For, if $$x^{p+r}y^{q+s}t^{r-s} = x^{p'+r'}y^{q'+s'}t^{r'-s'}$$, then we have $$p' = p - k; \quad q' = q - k; \quad r' = r + k; \quad s' = s + k.$$ for some $$k$$, but then: \begin{align*} [a^{p'}b^{q'}c^{r'}d^{s'}] &= [a^{p - k}b^{q-k}c^{r+k}d^{s+k}] \\ &= [a^{p-k}b^{q-k}][cd]^k[c^rd^s]\\ &= [a^{p-k}b^{q-k}][ab]^k[c^rd^s]\\ &= [a^{p-k}b^{q-k}a^kb^kc^rd^s]\\ &= [a^pb^qc^rd^s] \end{align*} since $$[ab] = [cd]$$. So we have a well-defined mapping from our monomial basis for $$R_2$$ to $$R_1$$, which extends by linearity to a linear map $$g : R_2 \to R_1$$. But it is easy to check that $$g$$ respects multiplication of monomials, and hence is a ring homomorphism. It is also easy to check that $$g$$ and $$f$$ are mutual inverses, and hence that $$R_1$$ is isomorphic to $$R_2$$.

Prove first that $$\dim R_2=3$$. We have $$\dim R_2=\mathrm{trdeg}_kk(x,y,tx,t^{-1}y)=\mathrm{trdeg}_kk(x,y,t)=3.$$

Then the height of $$\ker\varphi$$ equals $$1$$ since $$k[a,b,c,d]/\ker\varphi\simeq R_2$$. Moreover $$\ker\varphi$$ is a prime ideal and contains $$(ab-cd)$$ which is also a prime ideal, so they are equal.
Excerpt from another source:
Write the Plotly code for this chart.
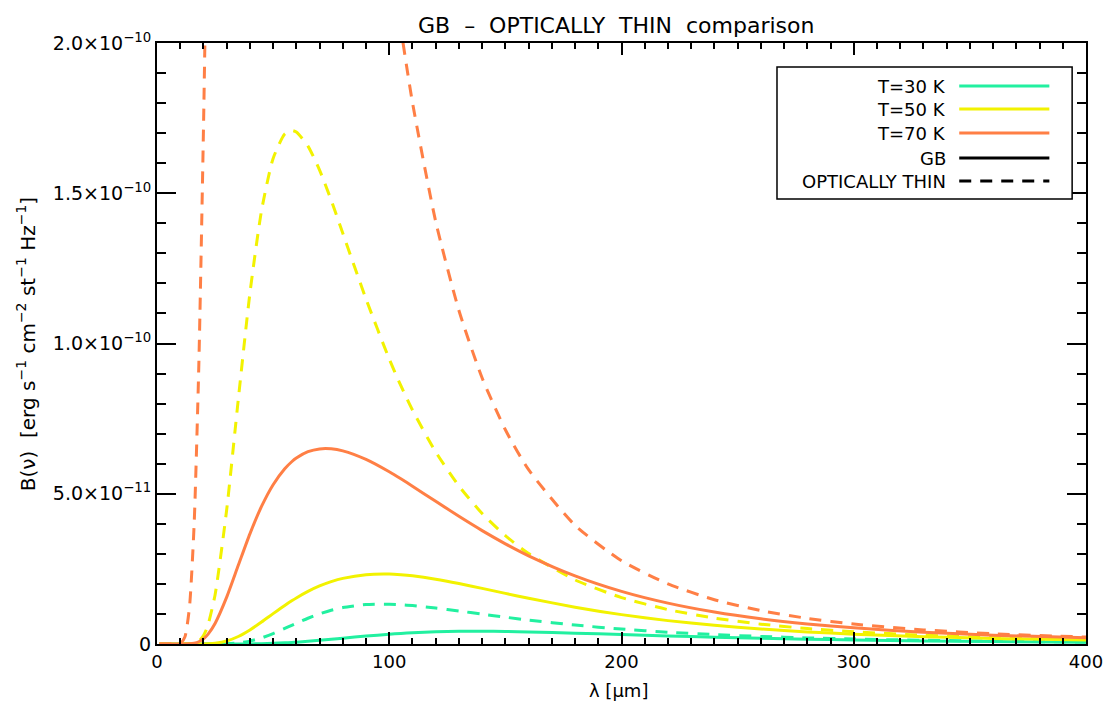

We got that $$R_1\simeq R_2$$.

Here is an answer in terms of geometry: the ring $$R_1$$ is the coordinate ring of the variety of $$2\times 2$$ degenerate matrices. On the other hand, any such matrix is of the form $$\begin{pmatrix} v_1& tv_1\\ v_2 & tv_2 \end{pmatrix}$$ for some $$t\in k^\times$$. Now putting $$v_1=x$$, $$v_2=t^{-1}y$$, we see that $$R_2$$ is also the coordinate ring of the same variety. Hence $$R_1\simeq R_2$$.